Uma fórmula que funcionou
A tentativa de publicar “Necromancer – Além do beco” por meio do crowdfunding vem de uma experiência anterior que deu certo. Depois de tentarem emplacar o projeto de “Love up!” para a CCXP, ano passado, eles resolveram apelar para a vaquinha virtual, transformando o trabalho digital originalmente em preto e branco numa revista colorida de 56 páginas, com um total de mil cópias, lançada em maio no Festival Internacional de Quadrinhos (FIQ), que aconteceu em Belo Horizonte. “Foi muito legal o retorno que tivemos, foi além do público-alvo que imaginamos para a revista, que era a galera que gosta de games”, diz, Sheila, explicando que “Love up!” consiste numa série de histórias curtas, em que os personagens encaram desafios como se precisassem passar de fase. “Fomos ousados, fizemos a campanha em cerca de um mês, mas as vendas já cobriram os custos”, comemora Rodrigo Dilon.
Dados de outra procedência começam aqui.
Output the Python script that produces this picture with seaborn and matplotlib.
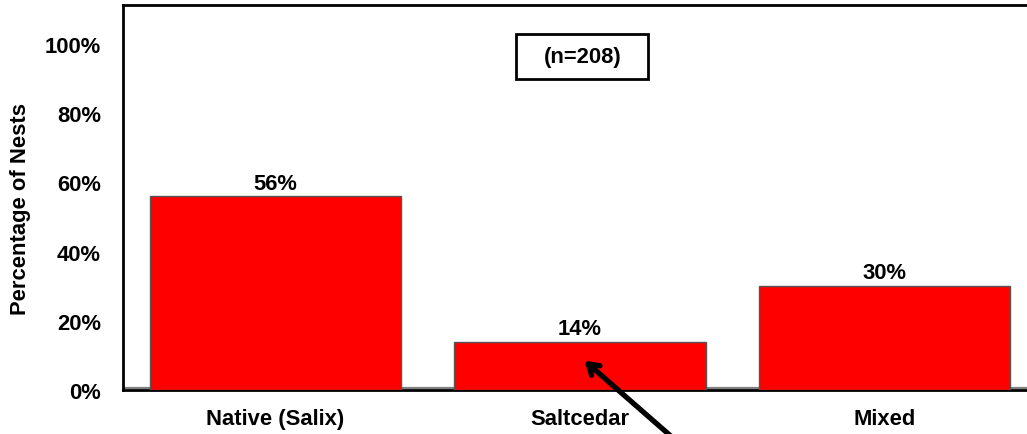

E foi o sucesso de “Love Up!”, que passou por outros eventos de quadrinhos como o Anime Friends, em São Paulo, e a ComicCon RS, em Porto Alegre, que foi fundamental para a existência de “Necromancer…” – HQ, aliás, que sequer existiria se Sheila não sonhasse com personagens que ela colocou no papel, sem nomes ou história, depois de sonhar com eles.
“As personagens principais da história vieram nesse sonho, as desenhei e passamos a vender os prints das ilustrações nos eventos. Só que as pessoas queriam saber quem eram as personagens, seus nomes, de quais histórias elas participavam, e a gente não tinha nada (risos). Foi a curiosidade do público que nos inspirou a fazer a HQ”, conta Sheila.
“Necromancer – Além do beco” segue em produção a partir de uma ideia de Sheila que é roteirizada por Rodrigo. Depois, é feito o layout, a definição do número de quadros por página, ilustrações, arte-final, colorização, letreiramento etc. Quanto à história, o casal adianta que ela mostrará a origem das personagens principais, Ayla e Zoe, como se conheceram e se tornaram necromancers. “Ayla era uma jovem universitária insatisfeita com o curso que fazia, e por isso mesmo aberta a coisas novas. E ainda havia o fato de ter poucos amigos, a viagem de casa para a faculdade e da faculdade para casa é longa. Só que um dia ela cruza com um gato que a leva para um beco, e de lá ela parte para um mundo sobrenatural, que ela acredita ser uma chance de mudança em sua vida”, adianta Sheila, acrescentando que a origem de Zoe – e como as duas se conheceram – é algo que os leitores só descobrirão conferindo a HQ.
Longe dos rótulos negativos
Quanto ao título (“Necromancer”), os dois acreditam que é uma oportunidade de ajudar a tirar o estigma que a palavra carrega, apesar de ser vista como uma forma de comunicação com o mundo dos mortos para se obter respostas sobre o passado, o futuro e até mesmo o pós-vida, sendo tema popular em RPGs, videogames e obras de fantasia. “As pessoas veem a necromancia como algo negativo, e queremos mostrar que há muita coisa positiva”, diz a ilustradora. “Antigamente, os sacerdotes perguntavam aos espíritos se os reis e imperadores teriam sucesso nos campos de batalha, é daí que veio a necromancia. Na verdade, ‘Necromancer…’, apesar de ter drama e mistério, tem muito mais romance que ‘Love up!’, que apesar do título tinha mais ação e aventura que romance em si.”
Para a história, Rodrigo e Sheila procuraram pesquisar sobre o tema para saber com qual tipo de necromancer estavam lidando, sendo que no caso da HQ as protagonistas lidam com espíritos de animais. Nada ligado ao terror, inclusive, e sim à magia e espiritualidade, com Ayla e Zoe preocupadas em proteger esses espíritos. Outro ponto que eles destacam é a escolha das duas heroínas, tendência que vem se fortalecendo com o tempo pelo aumento do número de leitoras, o que torna o universo das HQs cada vez menos um espaço dedicado apenas a leitores e heróis brutamontes. “Uma coisa que sentia falta na infância era de personagens femininas fortes, e hoje isso vai deixando de ser uma preocupação”, afirma Shiela, que entre as leituras atuais preferidas estão os quadrinhos estrelados pela Miss Marvel, alter ego da adolescente de origem paquistanesa Kamala Khan e uma das primeiras heroínas muçulmanas das HQs.